Electrically insulative materials (in other words, dielectric materials) are widely used in semiconductor fabrication to electrically isolate various electrical components from one another. Devices that extend into a semiconductor substrate may be electrically isolated by trenched isolation regions formed within the substrate between the components. In such technique, trenches are etched into a semiconductor substrate (such as a silicon substrate); and the trenches are subsequently filled with dielectric material (such as silicon dioxide).
Various methods have been developed for depositing dielectric materials across semiconductor substrates. Such methods include chemical vapor deposition (CVD) processes and atomic layer deposition (ALD) processes. ALD processes are generally processes in which precursor materials react at a surface, rather than in a vapor phase above the surface. In contrast, CVD processes are generally processes in which precursor materials react in a vapor phase above the surface to form the deposit that ultimately accumulates on the surface. ALD processes will generally be characterized by successive, controlled formation of monolayers across a substrate surface, with the monolayers building up to form the desired deposit to a desired thickness. CVD process will not comprise controlled formation of monolayers, and instead will form a thick bulk deposit across a substrate surface in a single deposition step.

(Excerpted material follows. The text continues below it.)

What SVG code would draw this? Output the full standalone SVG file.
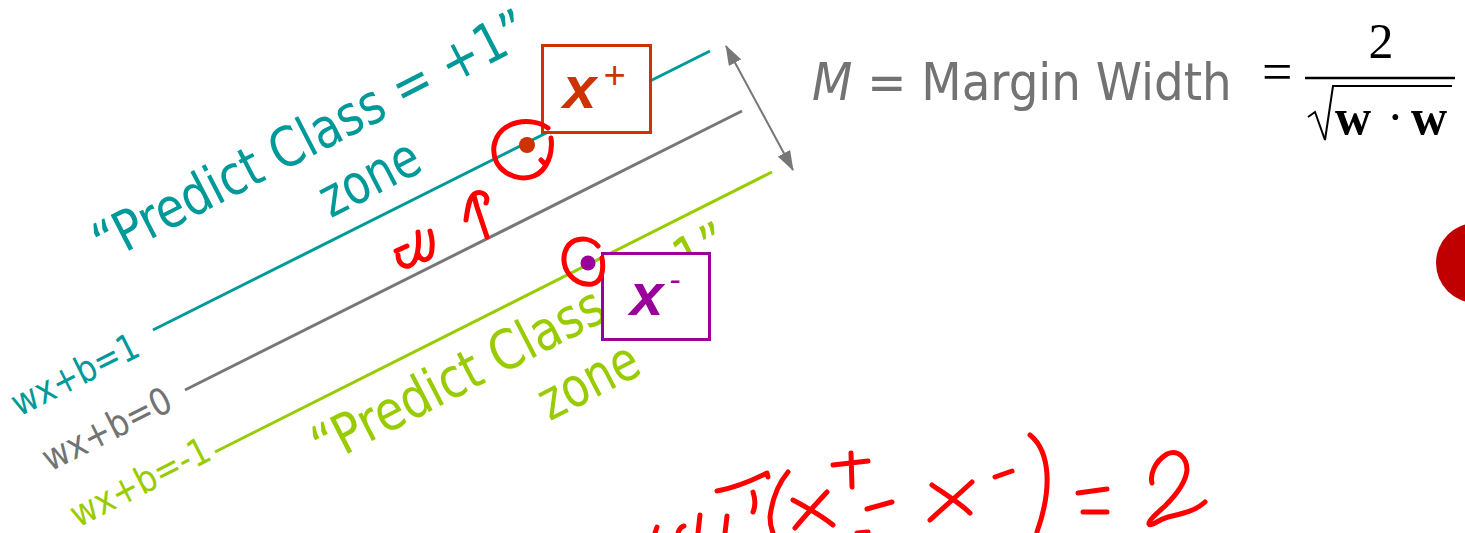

An advantage of CVD is that it is relatively rapid, and accordingly may be utilized to achieve high throughput of wafers through a fabrication process. A disadvantage of CVD is that it tends to lead to relatively poor uniformity of deposition across a substrate. In contrast, an advantage of ALD is that it may accomplish relatively good uniformity of deposition across a substrate, and a disadvantage of some ALD processes is that they tend to be slow and accordingly associated with low throughput of wafers through a fabrication process. It is desired to develop processes having the good uniformity associated with ALD, while also allowing relatively high throughput of wafers through a fabrication process.